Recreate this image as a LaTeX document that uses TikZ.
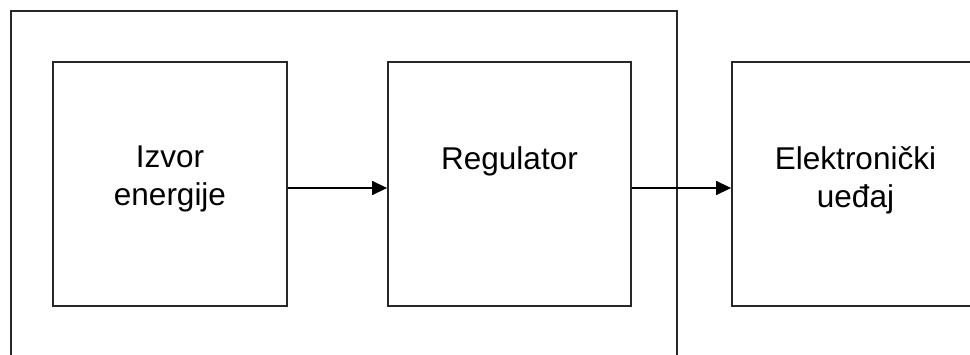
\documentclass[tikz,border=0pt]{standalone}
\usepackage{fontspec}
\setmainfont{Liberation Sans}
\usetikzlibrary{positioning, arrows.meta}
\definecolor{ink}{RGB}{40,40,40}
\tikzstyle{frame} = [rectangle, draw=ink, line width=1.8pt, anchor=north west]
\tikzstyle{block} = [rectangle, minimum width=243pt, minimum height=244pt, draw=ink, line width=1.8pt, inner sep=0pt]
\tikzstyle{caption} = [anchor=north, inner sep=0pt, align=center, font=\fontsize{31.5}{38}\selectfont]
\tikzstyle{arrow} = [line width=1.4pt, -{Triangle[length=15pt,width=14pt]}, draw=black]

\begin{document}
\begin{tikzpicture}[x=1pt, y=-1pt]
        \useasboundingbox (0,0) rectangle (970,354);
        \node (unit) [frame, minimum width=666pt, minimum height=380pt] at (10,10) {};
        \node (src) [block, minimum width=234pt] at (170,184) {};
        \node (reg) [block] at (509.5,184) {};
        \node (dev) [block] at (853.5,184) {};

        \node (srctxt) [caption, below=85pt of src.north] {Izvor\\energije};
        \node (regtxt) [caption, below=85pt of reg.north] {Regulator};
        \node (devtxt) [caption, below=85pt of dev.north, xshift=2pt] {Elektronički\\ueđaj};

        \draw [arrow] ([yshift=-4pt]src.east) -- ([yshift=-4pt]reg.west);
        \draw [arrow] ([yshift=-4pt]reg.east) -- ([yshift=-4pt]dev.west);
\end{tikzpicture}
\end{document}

- - - - -

# GIVEN INSTRUCTION:
Transcribe the whole listing, character for character, but not its images.

# FINAL RESULT:
Recreate this image as a LaTeX document that uses TikZ.
\documentclass[tikz,border=0pt]{standalone}
\usepackage{fontspec}
\setmainfont{Liberation Sans}
\usetikzlibrary{positioning, arrows.meta}
\definecolor{ink}{RGB}{40,40,40}
\tikzstyle{frame} = [rectangle, draw=ink, line width=1.8pt, anchor=north west]
\tikzstyle{block} = [rectangle, minimum width=243pt, minimum height=244pt, draw=ink, line width=1.8pt, inner sep=0pt]
\tikzstyle{caption} = [anchor=north, inner sep=0pt, align=center, font=\fontsize{31.5}{38}\selectfont]
\tikzstyle{arrow} = [line width=1.4pt, -{Triangle[length=15pt,width=14pt]}, draw=black]

\begin{document}
\begin{tikzpicture}[x=1pt, y=-1pt]
        \useasboundingbox (0,0) rectangle (970,354);
        \node (unit) [frame, minimum width=666pt, minimum height=380pt] at (10,10) {};
        \node (src) [block, minimum width=234pt] at (170,184) {};
        \node (reg) [block] at (509.5,184) {};
        \node (dev) [block] at (853.5,184) {};

        \node (srctxt) [caption, below=85pt of src.north] {Izvor\\energije};
        \node (regtxt) [caption, below=85pt of reg.north] {Regulator};
        \node (devtxt) [caption, below=85pt of dev.north, xshift=2pt] {Elektronički\\ueđaj};

        \draw [arrow] ([yshift=-4pt]src.east) -- ([yshift=-4pt]reg.west);
        \draw [arrow] ([yshift=-4pt]reg.east) -- ([yshift=-4pt]dev.west);
\end{tikzpicture}
\end{document}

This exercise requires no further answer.